Copy each line that contains the string "page".

:: DATASET EXTRACT ::

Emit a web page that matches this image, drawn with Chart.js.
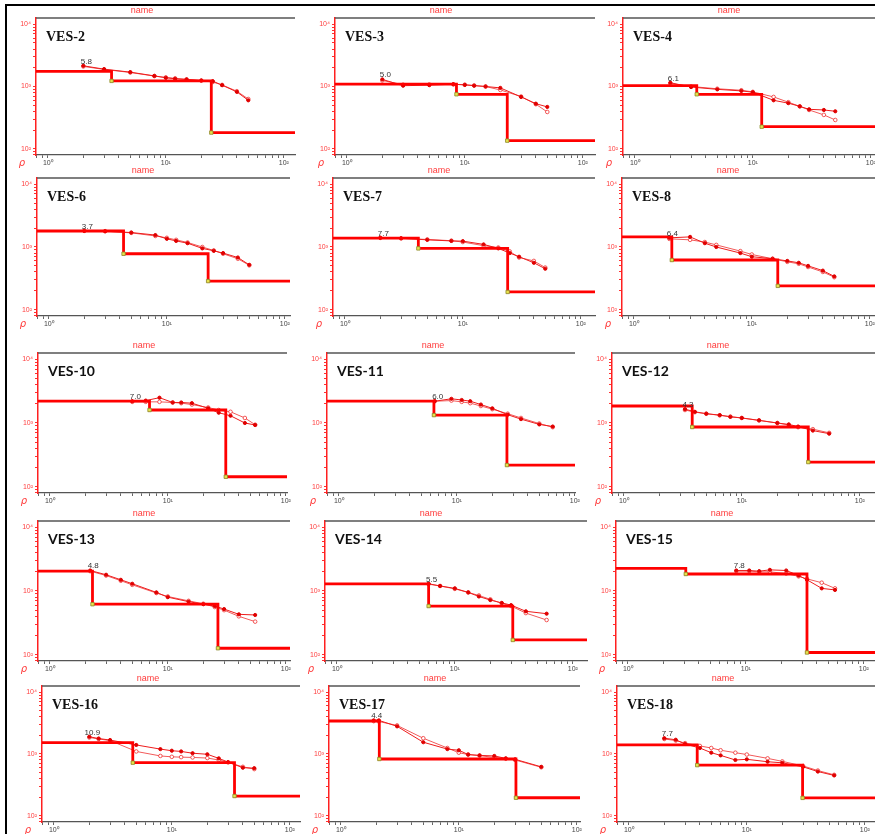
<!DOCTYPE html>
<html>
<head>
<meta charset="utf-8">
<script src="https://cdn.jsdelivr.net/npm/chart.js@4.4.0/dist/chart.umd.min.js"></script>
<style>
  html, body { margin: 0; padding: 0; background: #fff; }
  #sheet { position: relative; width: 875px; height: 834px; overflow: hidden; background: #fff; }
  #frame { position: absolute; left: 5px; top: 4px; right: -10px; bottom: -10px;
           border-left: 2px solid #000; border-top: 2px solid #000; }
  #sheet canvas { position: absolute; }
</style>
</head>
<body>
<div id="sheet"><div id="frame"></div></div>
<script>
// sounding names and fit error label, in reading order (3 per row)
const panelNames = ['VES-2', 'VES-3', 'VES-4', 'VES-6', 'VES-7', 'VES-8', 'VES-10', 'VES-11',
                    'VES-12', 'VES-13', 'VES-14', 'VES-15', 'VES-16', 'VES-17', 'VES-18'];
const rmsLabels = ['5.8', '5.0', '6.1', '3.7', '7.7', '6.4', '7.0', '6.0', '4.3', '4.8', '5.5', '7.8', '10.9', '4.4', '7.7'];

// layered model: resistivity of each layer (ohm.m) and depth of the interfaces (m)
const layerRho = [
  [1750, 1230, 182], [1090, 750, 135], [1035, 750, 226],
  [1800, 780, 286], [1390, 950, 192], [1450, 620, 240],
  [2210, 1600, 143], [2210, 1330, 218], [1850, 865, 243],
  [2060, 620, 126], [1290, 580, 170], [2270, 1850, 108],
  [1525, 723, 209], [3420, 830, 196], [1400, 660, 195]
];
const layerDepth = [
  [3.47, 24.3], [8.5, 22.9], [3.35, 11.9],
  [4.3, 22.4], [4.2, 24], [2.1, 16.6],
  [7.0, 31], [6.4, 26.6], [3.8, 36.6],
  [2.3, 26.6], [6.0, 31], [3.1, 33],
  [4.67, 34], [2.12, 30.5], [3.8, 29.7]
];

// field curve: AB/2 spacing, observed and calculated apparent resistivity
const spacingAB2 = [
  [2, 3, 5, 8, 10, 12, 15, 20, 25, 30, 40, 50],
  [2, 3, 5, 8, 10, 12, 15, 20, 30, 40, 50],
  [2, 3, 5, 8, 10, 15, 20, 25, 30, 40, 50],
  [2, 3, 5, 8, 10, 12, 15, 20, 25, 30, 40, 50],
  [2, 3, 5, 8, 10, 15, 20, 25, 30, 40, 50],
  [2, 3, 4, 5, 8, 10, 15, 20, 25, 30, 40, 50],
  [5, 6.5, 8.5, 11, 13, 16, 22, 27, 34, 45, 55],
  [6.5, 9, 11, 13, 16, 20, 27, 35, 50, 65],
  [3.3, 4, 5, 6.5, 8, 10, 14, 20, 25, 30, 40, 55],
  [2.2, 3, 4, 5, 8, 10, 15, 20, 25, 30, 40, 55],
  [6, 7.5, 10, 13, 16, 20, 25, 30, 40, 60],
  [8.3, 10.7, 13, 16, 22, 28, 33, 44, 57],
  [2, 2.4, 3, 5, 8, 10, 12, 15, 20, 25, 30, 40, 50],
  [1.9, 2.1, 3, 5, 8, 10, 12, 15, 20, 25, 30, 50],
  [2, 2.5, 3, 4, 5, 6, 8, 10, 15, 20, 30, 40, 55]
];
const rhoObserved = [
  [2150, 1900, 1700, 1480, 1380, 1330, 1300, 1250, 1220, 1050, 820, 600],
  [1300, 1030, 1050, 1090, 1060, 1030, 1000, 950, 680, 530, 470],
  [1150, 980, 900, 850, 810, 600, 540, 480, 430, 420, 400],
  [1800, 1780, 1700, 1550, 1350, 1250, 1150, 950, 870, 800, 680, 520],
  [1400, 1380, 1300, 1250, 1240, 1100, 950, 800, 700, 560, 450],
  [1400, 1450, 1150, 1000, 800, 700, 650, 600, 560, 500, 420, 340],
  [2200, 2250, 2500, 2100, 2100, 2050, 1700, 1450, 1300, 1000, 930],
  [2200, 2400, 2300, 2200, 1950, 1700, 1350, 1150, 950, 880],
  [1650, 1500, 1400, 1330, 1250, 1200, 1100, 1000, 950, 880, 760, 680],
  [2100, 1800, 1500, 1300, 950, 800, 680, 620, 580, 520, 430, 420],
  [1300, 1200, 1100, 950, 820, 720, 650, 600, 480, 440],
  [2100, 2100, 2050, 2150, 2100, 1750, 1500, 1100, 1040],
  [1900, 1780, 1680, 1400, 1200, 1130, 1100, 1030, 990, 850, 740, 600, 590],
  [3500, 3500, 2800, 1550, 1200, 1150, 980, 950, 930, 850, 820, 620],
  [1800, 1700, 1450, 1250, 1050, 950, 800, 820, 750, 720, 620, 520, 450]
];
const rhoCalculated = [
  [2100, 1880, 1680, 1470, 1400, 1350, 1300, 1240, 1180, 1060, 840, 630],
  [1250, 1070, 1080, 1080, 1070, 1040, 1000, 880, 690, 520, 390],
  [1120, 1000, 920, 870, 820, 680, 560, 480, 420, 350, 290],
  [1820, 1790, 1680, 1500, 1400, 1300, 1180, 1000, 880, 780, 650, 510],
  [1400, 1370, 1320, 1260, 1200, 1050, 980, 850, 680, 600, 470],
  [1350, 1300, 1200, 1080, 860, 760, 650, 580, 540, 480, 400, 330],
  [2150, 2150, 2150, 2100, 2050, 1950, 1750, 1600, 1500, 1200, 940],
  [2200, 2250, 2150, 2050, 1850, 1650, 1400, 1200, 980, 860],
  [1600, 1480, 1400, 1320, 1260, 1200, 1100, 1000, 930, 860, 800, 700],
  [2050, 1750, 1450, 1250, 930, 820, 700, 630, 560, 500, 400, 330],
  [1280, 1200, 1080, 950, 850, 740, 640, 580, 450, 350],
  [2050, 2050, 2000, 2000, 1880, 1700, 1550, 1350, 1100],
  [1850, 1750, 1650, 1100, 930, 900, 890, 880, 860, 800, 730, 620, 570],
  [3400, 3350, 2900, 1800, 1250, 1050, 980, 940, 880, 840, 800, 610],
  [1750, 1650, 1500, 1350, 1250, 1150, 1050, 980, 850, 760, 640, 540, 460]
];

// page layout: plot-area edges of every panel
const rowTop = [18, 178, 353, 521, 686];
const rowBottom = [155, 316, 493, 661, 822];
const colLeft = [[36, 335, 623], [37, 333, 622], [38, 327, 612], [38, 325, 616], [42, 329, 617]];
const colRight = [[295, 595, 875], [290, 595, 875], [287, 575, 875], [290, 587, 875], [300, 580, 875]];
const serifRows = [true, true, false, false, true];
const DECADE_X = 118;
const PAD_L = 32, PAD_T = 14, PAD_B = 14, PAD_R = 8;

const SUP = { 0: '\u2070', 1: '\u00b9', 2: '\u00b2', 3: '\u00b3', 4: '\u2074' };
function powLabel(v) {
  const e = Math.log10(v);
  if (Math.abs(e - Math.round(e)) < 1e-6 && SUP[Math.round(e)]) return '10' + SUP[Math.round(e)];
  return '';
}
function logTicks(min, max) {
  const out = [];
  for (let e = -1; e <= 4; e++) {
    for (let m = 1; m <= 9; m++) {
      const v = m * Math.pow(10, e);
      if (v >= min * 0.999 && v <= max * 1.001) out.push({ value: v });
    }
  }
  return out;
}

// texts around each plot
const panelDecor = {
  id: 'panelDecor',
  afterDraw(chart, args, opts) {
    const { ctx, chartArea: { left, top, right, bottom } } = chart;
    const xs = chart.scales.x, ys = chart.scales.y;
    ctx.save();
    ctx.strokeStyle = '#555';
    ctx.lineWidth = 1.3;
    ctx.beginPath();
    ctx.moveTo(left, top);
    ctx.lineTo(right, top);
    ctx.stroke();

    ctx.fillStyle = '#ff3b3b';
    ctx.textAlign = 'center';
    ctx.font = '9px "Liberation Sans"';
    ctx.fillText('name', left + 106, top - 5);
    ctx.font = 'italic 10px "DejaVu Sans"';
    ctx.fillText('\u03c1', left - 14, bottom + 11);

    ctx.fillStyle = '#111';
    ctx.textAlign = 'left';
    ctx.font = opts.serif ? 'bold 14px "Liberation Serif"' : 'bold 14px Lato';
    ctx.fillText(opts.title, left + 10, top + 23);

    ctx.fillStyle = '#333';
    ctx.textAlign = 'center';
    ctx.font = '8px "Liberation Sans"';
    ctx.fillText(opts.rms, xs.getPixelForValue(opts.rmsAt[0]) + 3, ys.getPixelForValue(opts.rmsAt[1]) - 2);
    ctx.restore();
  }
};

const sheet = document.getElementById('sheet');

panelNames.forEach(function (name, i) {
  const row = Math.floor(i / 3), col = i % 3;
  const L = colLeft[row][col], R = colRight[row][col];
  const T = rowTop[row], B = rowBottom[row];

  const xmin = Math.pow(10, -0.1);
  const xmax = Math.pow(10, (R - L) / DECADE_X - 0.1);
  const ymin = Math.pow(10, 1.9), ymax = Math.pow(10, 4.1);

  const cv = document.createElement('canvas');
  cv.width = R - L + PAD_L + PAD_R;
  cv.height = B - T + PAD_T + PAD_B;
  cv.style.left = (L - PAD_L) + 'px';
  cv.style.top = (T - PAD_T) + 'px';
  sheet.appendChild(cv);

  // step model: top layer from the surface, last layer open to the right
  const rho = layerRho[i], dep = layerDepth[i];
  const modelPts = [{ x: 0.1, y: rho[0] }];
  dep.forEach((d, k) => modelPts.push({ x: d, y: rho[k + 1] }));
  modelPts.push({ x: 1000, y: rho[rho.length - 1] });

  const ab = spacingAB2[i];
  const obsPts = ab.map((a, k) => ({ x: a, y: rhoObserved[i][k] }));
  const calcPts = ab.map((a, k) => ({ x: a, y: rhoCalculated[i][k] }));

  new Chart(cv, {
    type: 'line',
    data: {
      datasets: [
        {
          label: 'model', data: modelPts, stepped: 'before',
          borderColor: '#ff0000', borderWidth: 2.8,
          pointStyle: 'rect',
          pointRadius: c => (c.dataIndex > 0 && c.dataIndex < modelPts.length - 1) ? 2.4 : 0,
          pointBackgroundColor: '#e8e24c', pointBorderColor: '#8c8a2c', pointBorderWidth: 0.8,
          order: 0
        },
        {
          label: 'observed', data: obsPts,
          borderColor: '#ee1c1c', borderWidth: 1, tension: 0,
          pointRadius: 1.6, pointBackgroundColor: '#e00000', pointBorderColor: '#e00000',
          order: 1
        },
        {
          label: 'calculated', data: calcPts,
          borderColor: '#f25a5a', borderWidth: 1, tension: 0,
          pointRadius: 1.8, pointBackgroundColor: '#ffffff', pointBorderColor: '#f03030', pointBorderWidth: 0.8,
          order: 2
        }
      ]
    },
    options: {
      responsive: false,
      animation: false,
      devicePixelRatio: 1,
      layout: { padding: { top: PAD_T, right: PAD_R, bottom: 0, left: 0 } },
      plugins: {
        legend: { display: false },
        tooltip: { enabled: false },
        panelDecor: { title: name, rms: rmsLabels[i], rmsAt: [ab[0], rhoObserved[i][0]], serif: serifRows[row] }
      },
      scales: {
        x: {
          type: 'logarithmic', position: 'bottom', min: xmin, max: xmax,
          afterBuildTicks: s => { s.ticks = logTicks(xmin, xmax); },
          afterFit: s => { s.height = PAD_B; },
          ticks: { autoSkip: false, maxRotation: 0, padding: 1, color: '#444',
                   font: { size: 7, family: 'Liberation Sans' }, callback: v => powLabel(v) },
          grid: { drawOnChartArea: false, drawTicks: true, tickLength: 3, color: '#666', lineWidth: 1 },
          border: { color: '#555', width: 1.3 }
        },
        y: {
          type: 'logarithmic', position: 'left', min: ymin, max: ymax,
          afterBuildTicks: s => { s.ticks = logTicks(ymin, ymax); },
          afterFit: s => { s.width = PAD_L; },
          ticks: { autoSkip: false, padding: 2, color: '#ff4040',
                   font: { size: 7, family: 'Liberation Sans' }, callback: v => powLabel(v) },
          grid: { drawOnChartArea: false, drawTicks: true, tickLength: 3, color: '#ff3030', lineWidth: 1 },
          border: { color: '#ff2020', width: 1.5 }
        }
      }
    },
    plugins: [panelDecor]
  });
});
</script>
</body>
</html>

:::

SOLUTION:
Emit a web page that matches this image, drawn with Chart.js.
// page layout: plot-area edges of every panel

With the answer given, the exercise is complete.